Obama’s Massive Bloated Budget Proposal

President Obama’s pretty much made it clear that he has no interest in getting the federal budget in order. Here are a few highlights of his massive, bloated budget proposal.

Larger losses by the taxpayers for the TARP program.

President Obama’s fiscal 2013 budget proposal touts the administration’s recent long-shot mortgage refinancing proposal and says the White House’s increased emphasis on the housing crisis will lead to larger taxpayer losses from a 2008 emergency bailout fund.

The budget, as expected includes a call for broadening the availability of refinancing options for borrowers who are current on their mortgages but owe more than their homes are worth. The administration said it plans to finish doling out unspent funds for housing assistance, which is likely to increase the costs of the emergency financial bailout by $20 billion — something that is likely to generate criticism from Republicans for increasing taxpayer costs.

Hundreds of billions of dollars for the Arab Spring.

The White House announced plans on Monday to help “Arab Spring” countries swept by revolutions with more than $800 million in economic aid, while maintaining U.S. military aid to Egypt.

In his annual budget message to Congress, President Barack Obama asked that military aid to Egypt be kept at the level of recent years — $1.3 billion — despite a crisis triggered by an Egyptian probe targeting American democracy activists.

Deficits forever, and a massive increase in the national debt.

President Obama unveiled a $3.8 trillion spending plan on Monday for 2013 and a 10-year vision that seeks to cut $4 trillion from the overall deficit, but does little to restrain growth in the U.S. government’s huge entitlement programs and adds $6.6 trillion in deficits over 10 years.

In his 10-year projection, the annual deficit falls below $600 billion just once — in 2018. The $6.6 trillion is added on top of the president’s recent additions to the federal debt — the $15.36 trillion national debt is now greater than the annual gross domestic product.

Higher taxes.

In the election-year budget proposal, the White House also called for higher taxes on the oil and gas industry, fund managers and estates while allowing Bush-era tax cuts for the wealthy to expire.

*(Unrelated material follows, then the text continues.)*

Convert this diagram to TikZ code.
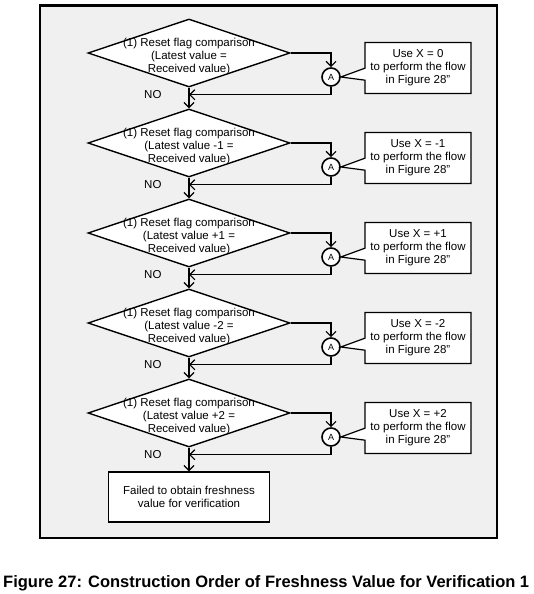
\documentclass[tikz,border=0pt]{standalone}
\usepackage{fontspec}
\setmainfont{Liberation Sans}
\usetikzlibrary{arrows.meta,positioning,shapes.geometric,shapes.callouts}
\definecolor{framebg}{HTML}{F0F0F0}

\begin{document}
\begin{tikzpicture}[x=1pt,y=1pt,node distance=90pt,on grid,
    every node/.style={font=\fontsize{11.5}{13}\selectfont},
    cmp/.style={diamond,draw,fill=white,line width=1.4pt,minimum width=202pt,minimum height=68pt,inner sep=0pt},
    cmptext/.style={align=center,inner sep=0pt},
    conn/.style={circle,draw,fill=white,line width=1.6pt,minimum size=18pt,inner sep=0pt,font=\fontsize{9}{9}\selectfont},
    usebox/.style={rectangle callout,draw,fill=white,line width=1.2pt,minimum width=106pt,minimum height=51pt,align=center,inner sep=0pt,callout pointer width=12pt},
    arr/.style={-{Straight Barb[length=5pt,width=10pt]},line width=1.2pt}]
        \useasboundingbox (0,0) rectangle (534,-594);
        \draw[line width=2.6pt,fill=framebg] (40,-5.5) rectangle (497,-538);

        % comparisons
        \node[cmp] (cmp_1) at (189,-53) {};
        \node[cmp] (cmp_2) [below=of cmp_1] {};
        \node[cmp] (cmp_3) [below=of cmp_2] {};
        \node[cmp] (cmp_4) [below=of cmp_3] {};
        \node[cmp] (cmp_5) [below=of cmp_4] {};
        \node[cmptext] (txt_1) [below=4pt of cmp_1] {(1) Reset flag comparison\\(Latest value =\\Received value)};
        \node[cmptext] (txt_2) [below=4pt of cmp_2] {(1) Reset flag comparison\\(Latest value -1 =\\Received value)};
        \node[cmptext] (txt_3) [below=4pt of cmp_3] {(1) Reset flag comparison\\(Latest value +1 =\\Received value)};
        \node[cmptext] (txt_4) [below=4pt of cmp_4] {(1) Reset flag comparison\\(Latest value -2 =\\Received value)};
        \node[cmptext] (txt_5) [below=4pt of cmp_5] {(1) Reset flag comparison\\(Latest value +2 =\\Received value)};
        \node[draw,fill=white,line width=1.4pt,minimum width=161pt,minimum height=50pt,align=center] (fail) [below=84pt of cmp_5] {Failed to obtain freshness\\value for verification};

        % connectors A
        \node[conn] (a_1) [below right=24pt and 142pt of cmp_1] {A};
        \node[conn] (a_2) [below right=24pt and 142pt of cmp_2] {A};
        \node[conn] (a_3) [below right=24pt and 142pt of cmp_3] {A};
        \node[conn] (a_4) [below right=24pt and 142pt of cmp_4] {A};
        \node[conn] (a_5) [below right=24pt and 142pt of cmp_5] {A};

        % notes
        \node[usebox,callout absolute pointer={(a_1.east)}] (use_1) [above right=9pt and 87pt of a_1] {Use X = 0\\to perform the flow\\in Figure 28"};
        \node[usebox,callout absolute pointer={(a_2.east)}] (use_2) [above right=9pt and 87pt of a_2] {Use X = -1\\to perform the flow\\in Figure 28"};
        \node[usebox,callout absolute pointer={(a_3.east)}] (use_3) [above right=9pt and 87pt of a_3] {Use X = +1\\to perform the flow\\in Figure 28"};
        \node[usebox,callout absolute pointer={(a_4.east)}] (use_4) [above right=9pt and 87pt of a_4] {Use X = -2\\to perform the flow\\in Figure 28"};
        \node[usebox,callout absolute pointer={(a_5.east)}] (use_5) [above right=9pt and 87pt of a_5] {Use X = +2\\to perform the flow\\in Figure 28"};

        \coordinate[below=7pt of cmp_1.south] (j_1);
        \coordinate[below=7pt of cmp_2.south] (j_2);
        \coordinate[below=7pt of cmp_3.south] (j_3);
        \coordinate[below=7pt of cmp_4.south] (j_4);
        \coordinate[below=7pt of cmp_5.south] (j_5);
        \node (no_1) [left=24pt of j_1] {NO};
        \node (no_2) [left=24pt of j_2] {NO};
        \node (no_3) [left=24pt of j_3] {NO};
        \node (no_4) [left=24pt of j_4] {NO};
        \node (no_5) [left=24pt of j_5] {NO};

        \draw[arr] (cmp_1) -- (cmp_2);
        \draw[arr] (cmp_2) -- (cmp_3);
        \draw[arr] (cmp_3) -- (cmp_4);
        \draw[arr] (cmp_4) -- (cmp_5);
        \draw[arr] (cmp_5) -- (fail);
        \draw[arr] (cmp_1.east) -| (a_1);
        \draw[arr] (cmp_2.east) -| (a_2);
        \draw[arr] (cmp_3.east) -| (a_3);
        \draw[arr] (cmp_4.east) -| (a_4);
        \draw[arr] (cmp_5.east) -| (a_5);
        \draw[arr] (a_1) |- (j_1);
        \draw[arr] (a_2) |- (j_2);
        \draw[arr] (a_3) |- (j_3);
        \draw[arr] (a_4) |- (j_4);
        \draw[arr] (a_5) |- (j_5);

        \node[anchor=base west,inner sep=0pt,font=\fontsize{16.5}{19}\bfseries\selectfont] (caption) at (3,-587) {Figure 27: Construction Order of Freshness Value for Verification 1};
\end{tikzpicture}
\end{document}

The tax proposals are part of Mr. Obama’s broader budget plan, which outlines his re-election-campaign message and indicates the White House strategy for another fiscal clash looming after the November elections.

Seeing that his Chief of Staff spent the weekend lying about the Senate process for passing a budget, assume that this is nothing more than a political stunt. As the Wall Street Journal pointed out, his proposed budget is more of a political weapon for him to use against Republicans.

President Barack Obama used his $3.8 trillion fiscal 2013 budget proposal to attack Republican policies, a dramatic shift from previous White House budget plans that underscores the high political stakes of this election year.

Mr. Obama’s proposal projects a budget deficit of $1.33 trillion for the fiscal year beginning Oct. 1, equivalent to 8.5% of gross domestic product, a measure of all economic output. That would mark the fourth straight year of deficits exceeding $1 trillion. The plan focuses on tax increases for the wealthy and more spending on infrastructure, education and manufacturing.

“Unfortunately, Republicans in Congress blocked both our deficit reduction measures and almost every part of the American Jobs Act for the simple reason that they were unwilling to ask the wealthiest Americans to pay their fair share,” Mr. Obama said in the opening message for his budget proposal, referring to a plan he released in September that was aimed at cutting taxes while boosting job growth.

But he swears it’s not about class warfare.